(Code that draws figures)

** Start **

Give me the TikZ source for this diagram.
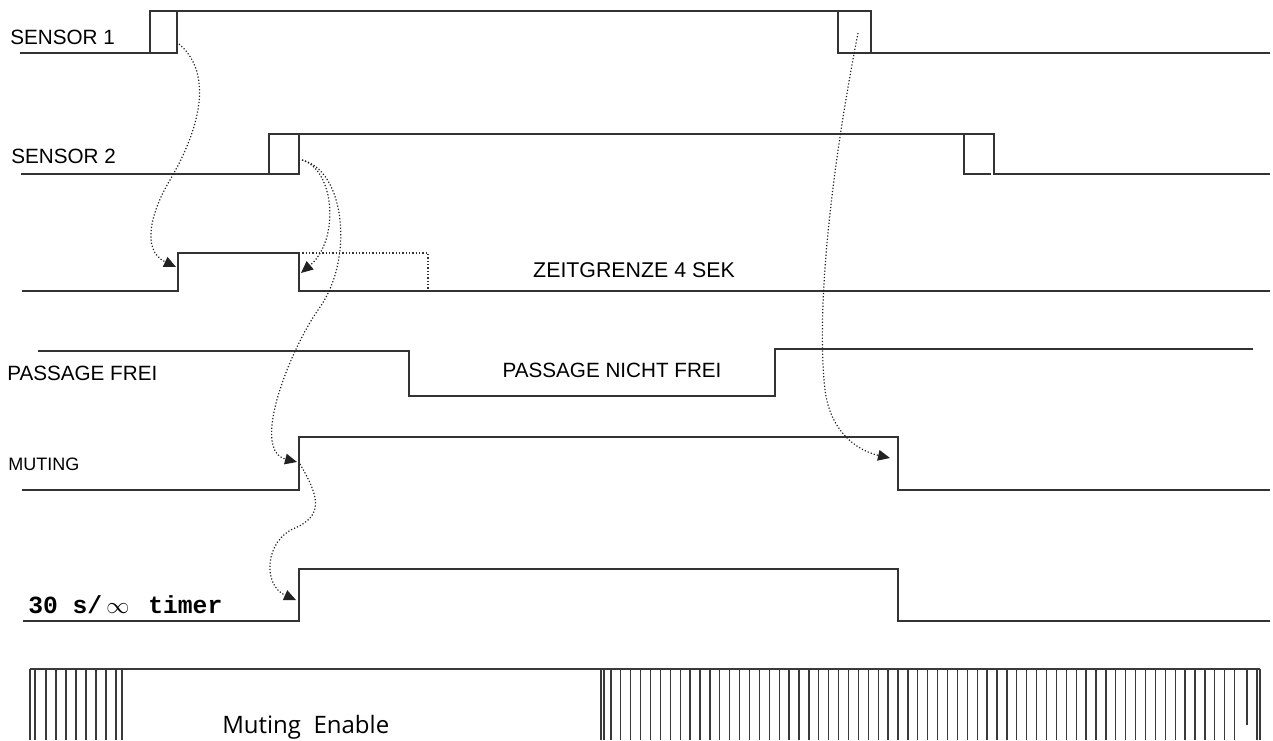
\documentclass[tikz,border=0pt]{standalone}
\usepackage{fontspec}
\setmainfont{Liberation Sans}
\setsansfont{Liberation Sans}
\setmonofont{Liberation Mono}
\newfontfamily\enablefont{Open Sans}
\usetikzlibrary{arrows.meta}
\definecolor{sigcol}{HTML}{333333}
\definecolor{linkcol}{HTML}{222222}
\definecolor{hatchcol}{HTML}{3A3A3A}

\begin{document}
\begin{tikzpicture}[
    x=0.75pt, y=-0.75pt,
    every node/.style={font=\sffamily},
    sig/.style={draw=sigcol, line width=1.1pt},
    window/.style={draw=sigcol, line width=0.9pt, dash pattern=on 0.9pt off 1.6pt},
    link/.style={draw=linkcol, line width=0.9pt, dash pattern=on 0.9pt off 1.5pt,
        -{Triangle[length=9pt, width=8pt]}},
    hatch/.style={draw=hatchcol, line width=0.95pt},
    lbl/.style={anchor=base west, inner sep=0pt,
        font=\sffamily\fontsize{15.5}{18}\selectfont},
    midlbl/.style={anchor=base, inner sep=0pt,
        font=\sffamily\fontsize{15.5}{18}\selectfont},
]
\useasboundingbox (0,0) rectangle (1273,740);

% === Signal labels ===
\node[lbl] (s1lbl) at (10,44) {SENSOR 1};
\node[lbl] (s2lbl) at (11,163) {SENSOR 2};
\node[midlbl, font=\sffamily\fontsize{16}{18}\selectfont] (zeitlbl) at (634,277) {ZEITGRENZE 4 SEK};
\node[lbl] (freilbl) at (7,380) {PASSAGE FREI};
\node[midlbl] (nichtlbl) at (612,377) {PASSAGE NICHT FREI};
\node[lbl, font=\sffamily\fontsize{13.5}{16}\selectfont] (mutlbl) at (8,470) {MUTING};
\node[lbl, font=\ttfamily\bfseries\fontsize{18.5}{20}\selectfont] (timlbl) at (28,613)
    {30 s/\,$\infty$\, timer};
\node[lbl, font=\enablefont\fontsize{18}{20}\selectfont] (enablbl) at (222,733)
    {Muting~ Enable};

% === Sensor 1 ===
\draw[sig] (20,53) -- (177,53) -- (177,11);
\draw[sig] (150,53) -- (150,11) -- (871,11) -- (871,53) -- (1270,53);
\draw[sig] (838,11) -- (838,53) -- (871,53);

% === Sensor 2 ===
\draw[sig] (21,174) -- (299,174) -- (299,134);
\draw[sig] (269,174) -- (269,134) -- (994,134) -- (994,174) -- (1270,174);
\draw[sig] (964,134) -- (964,174) -- (991,174);

% === Time window (4 s) ===
\draw[sig] (22,291) -- (178,291) -- (178,253) -- (299,253) -- (299,291) -- (1270,291);
\draw[window] (299,253) -- (428,253) -- (428,291);

% === Passage ===
\draw[sig] (38,351) -- (409,351) -- (409,396) -- (775,396) -- (775,349) -- (1253,349);

% === Muting ===
\draw[sig] (22,490) -- (299,490) -- (299,437) -- (898,437) -- (898,490) -- (1270,490);

% === 30 s timer ===
\draw[sig] (23,621) -- (299,621) -- (299,569) -- (898,569) -- (898,621) -- (1270,621);

% === Muting enable bar ===
\draw[hatch] (30,669) -- (1260,669);
\foreach \x in {30,35,122}
    \draw[hatch] (\x,669) -- (\x,740);
\foreach \x in {46,56,...,116}
    \draw[hatch] (\x,669) -- (\x,740);
\foreach \i in {0,...,64}
    \draw[hatch] ({601+\i*9.9},669) -- ++(0,71);
\draw[hatch] (604,669) -- (604,740);
\draw[hatch] (1247,669) -- (1247,725);
\draw[hatch] (1257,669) -- (1257,740);
\draw[hatch] (1260,669) -- (1260,740);

% === Edge points ===
\coordinate (s1off) at (179,44);
\coordinate (winon) at (176,267);
\coordinate (s2off) at (302,160);
\coordinate (winoff) at (301,273);
\coordinate (muton) at (297,462);
\coordinate (mutstart) at (300,464);
\coordinate (timon) at (296,600);
\coordinate (s1on) at (858,33);
\coordinate (mutoff) at (890,458);

% === Causal links ===
\draw[link] (s1off) .. controls (210,70) and (205,120) .. (170,180)
    .. controls (152,210) and (140,250) .. (winon);
\draw[link] (s2off) .. controls (335,170) and (340,240) .. (winoff);
\draw[link] (s2off) .. controls (345,170) and (355,260) .. (318,310)
    .. controls (290,350) and (250,450) .. (muton);
\draw[link] (mutstart) .. controls (318,495) and (325,515) .. (295,528)
    .. controls (265,540) and (262,585) .. (timon);
\draw[link] (s1on) .. controls (835,150) and (815,300) .. (825,390)
    .. controls (830,430) and (855,450) .. (mutoff);

\end{tikzpicture}
\end{document}
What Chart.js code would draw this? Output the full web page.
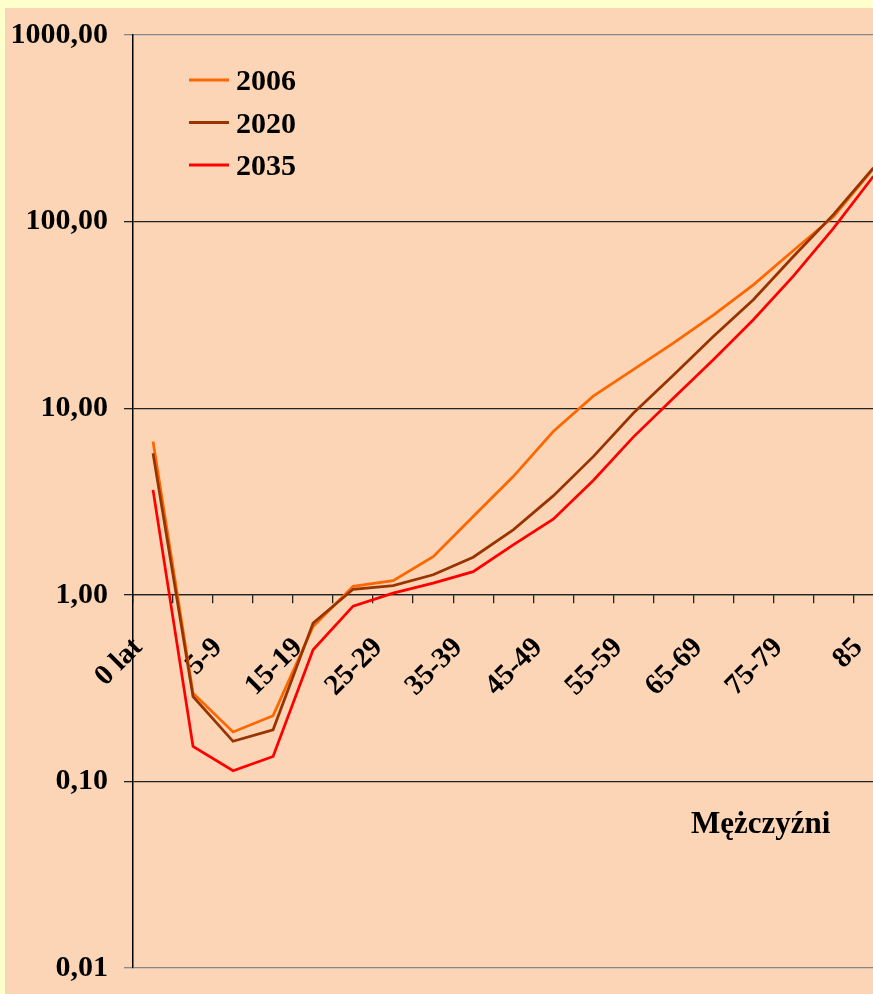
<!DOCTYPE html>
<html>
<head>
<meta charset="utf-8">
<script src="https://cdn.jsdelivr.net/npm/chart.js@4.4.1/dist/chart.umd.min.js"></script>
<style>
  html, body { margin: 0; padding: 0; background: #ffffcc; overflow: hidden; }
  #wrap { position: absolute; left: 0; top: 0; width: 873px; height: 994px; overflow: hidden; }
  #bg { position: absolute; left: 5px; top: 8px; width: 868px; height: 986px; background: #fbd5b5; }
  canvas { position: absolute; left: 0; top: 0; }
</style>
</head>
<body>
<div id="wrap">
  <div id="bg"></div>
  <canvas id="myChart" width="926" height="1002"></canvas>
</div>
<script>
// grupy wieku
const categories = ['0 lat', '1-4', '5-9', '10-14', '15-19', '20-24', '25-29', '30-34', '35-39',
  '40-44', '45-49', '50-54', '55-59', '60-64', '65-69', '70-74', '75-79', '80-84', '85'];

// współczynniki zgonów - mężczyźni
const y2006 = [6.63, 0.297, 0.184, 0.225, 0.676, 1.11, 1.19, 1.60, 2.63, 4.3, 7.5, 11.6, 16.1, 22.3, 31.5, 45.8, 70, 106, 192];
const y2020 = [5.74, 0.285, 0.164, 0.189, 0.705, 1.07, 1.12, 1.28, 1.59, 2.23, 3.39, 5.5, 9.4, 15.0, 24.2, 38.1, 65, 109, 194];
const y2035 = [3.65, 0.154, 0.114, 0.136, 0.507, 0.87, 1.02, 1.155, 1.33, 1.85, 2.54, 4.1, 7.0, 11.3, 18.2, 29.8, 51, 92, 175];

const yTicks = [0.01, 0.1, 1, 10, 100, 1000];
const seriesNames = ['2006', '2020', '2035'];
const colors = ['#ff6600', '#993300', '#ff0000'];

const serif = '"Liberation Serif", "Times New Roman", serif';

// legenda i podpis wewnątrz wykresu
const insideLegend = {
  id: 'insideLegend',
  afterDraw(chart) {
    const ctx = chart.ctx;
    ctx.save();
    chart.data.datasets.forEach((ds, i) => {
      const y = 80 + i * 42.5;
      ctx.strokeStyle = ds.borderColor;
      ctx.lineWidth = 3;
      ctx.beginPath();
      ctx.moveTo(189, y);
      ctx.lineTo(229, y);
      ctx.stroke();
      ctx.fillStyle = '#000';
      ctx.font = 'bold 30px ' + serif;
      ctx.textBaseline = 'alphabetic';
      ctx.fillText(ds.label, 236, y + 10);
    });
    ctx.font = 'bold 31px ' + serif;
    ctx.fillText('Mężczyźni', 691, 833);
    ctx.restore();
  }
};

const ctx = document.getElementById('myChart').getContext('2d');
const myChart = new Chart(ctx, {
  type: 'line',
  data: {
    labels: categories,
    datasets: [
      { label: seriesNames[0], data: y2006, borderColor: colors[0], order: 2 },
      { label: seriesNames[1], data: y2020, borderColor: colors[1], order: 1 },
      { label: seriesNames[2], data: y2035, borderColor: colors[2], order: 3 }
    ]
  },
  options: {
    responsive: false,
    animation: false,
    layout: { padding: { left: 0, top: 35, right: 0, bottom: 0 } },
    elements: {
      line: { borderWidth: 2.75, tension: 0, fill: false },
      point: { radius: 0 }
    },
    plugins: {
      legend: { display: false },
      tooltip: { enabled: false }
    },
    scales: {
      x: {
        type: 'category',
        position: { y: 1 },
        offset: true,
        grid: { drawOnChartArea: false, drawTicks: true, tickLength: 8, color: '#222', lineWidth: 1.3, offset: true },
        border: { display: true, color: '#222', width: 1.3 },
        ticks: {
          autoSkip: false,
          minRotation: 45,
          maxRotation: 45,
          padding: 28,
          labelOffset: -15,
          color: '#000',
          font: { family: serif, size: 29, weight: 'bold' },
          callback: (v, i) => (i % 2 === 0 ? categories[i] : '')
        }
      },
      y: {
        type: 'logarithmic',
        min: 0.01,
        max: 1000,
        afterBuildTicks: (s) => { s.ticks = yTicks.map(v => ({ value: v, major: false })); },
        afterFit: (s) => { s.width = 133; },
        grid: {
          color: (c) => (c.tick && (c.tick.value === 1000 || c.tick.value === 0.01) ? '#888' : '#222'),
          lineWidth: 1.3,
          tickLength: 9,
          drawTicks: true
        },
        border: { display: true, color: '#000', width: 1.5 },
        ticks: {
          padding: 16,
          color: '#000',
          font: { family: serif, size: 30, weight: 'bold' },
          callback: (v) => Number(v).toFixed(2).replace('.', ',')
        }
      }
    }
  },
  plugins: [insideLegend]
});
</script>
</body>
</html>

** End **

Every line from the start of the listing above through the line with "(838,53) -- (871,53);" should be repeated exactly; skip the pictures and add nothing else.

Give me the TikZ source for this diagram.
\documentclass[tikz,border=0pt]{standalone}
\usepackage{fontspec}
\setmainfont{Liberation Sans}
\setsansfont{Liberation Sans}
\setmonofont{Liberation Mono}
\newfontfamily\enablefont{Open Sans}
\usetikzlibrary{arrows.meta}
\definecolor{sigcol}{HTML}{333333}
\definecolor{linkcol}{HTML}{222222}
\definecolor{hatchcol}{HTML}{3A3A3A}

\begin{document}
\begin{tikzpicture}[
    x=0.75pt, y=-0.75pt,
    every node/.style={font=\sffamily},
    sig/.style={draw=sigcol, line width=1.1pt},
    window/.style={draw=sigcol, line width=0.9pt, dash pattern=on 0.9pt off 1.6pt},
    link/.style={draw=linkcol, line width=0.9pt, dash pattern=on 0.9pt off 1.5pt,
        -{Triangle[length=9pt, width=8pt]}},
    hatch/.style={draw=hatchcol, line width=0.95pt},
    lbl/.style={anchor=base west, inner sep=0pt,
        font=\sffamily\fontsize{15.5}{18}\selectfont},
    midlbl/.style={anchor=base, inner sep=0pt,
        font=\sffamily\fontsize{15.5}{18}\selectfont},
]
\useasboundingbox (0,0) rectangle (1273,740);

% === Signal labels ===
\node[lbl] (s1lbl) at (10,44) {SENSOR 1};
\node[lbl] (s2lbl) at (11,163) {SENSOR 2};
\node[midlbl, font=\sffamily\fontsize{16}{18}\selectfont] (zeitlbl) at (634,277) {ZEITGRENZE 4 SEK};
\node[lbl] (freilbl) at (7,380) {PASSAGE FREI};
\node[midlbl] (nichtlbl) at (612,377) {PASSAGE NICHT FREI};
\node[lbl, font=\sffamily\fontsize{13.5}{16}\selectfont] (mutlbl) at (8,470) {MUTING};
\node[lbl, font=\ttfamily\bfseries\fontsize{18.5}{20}\selectfont] (timlbl) at (28,613)
    {30 s/\,$\infty$\, timer};
\node[lbl, font=\enablefont\fontsize{18}{20}\selectfont] (enablbl) at (222,733)
    {Muting~ Enable};

% === Sensor 1 ===
\draw[sig] (20,53) -- (177,53) -- (177,11);
\draw[sig] (150,53) -- (150,11) -- (871,11) -- (871,53) -- (1270,53);
\draw[sig] (838,11) -- (838,53) -- (871,53);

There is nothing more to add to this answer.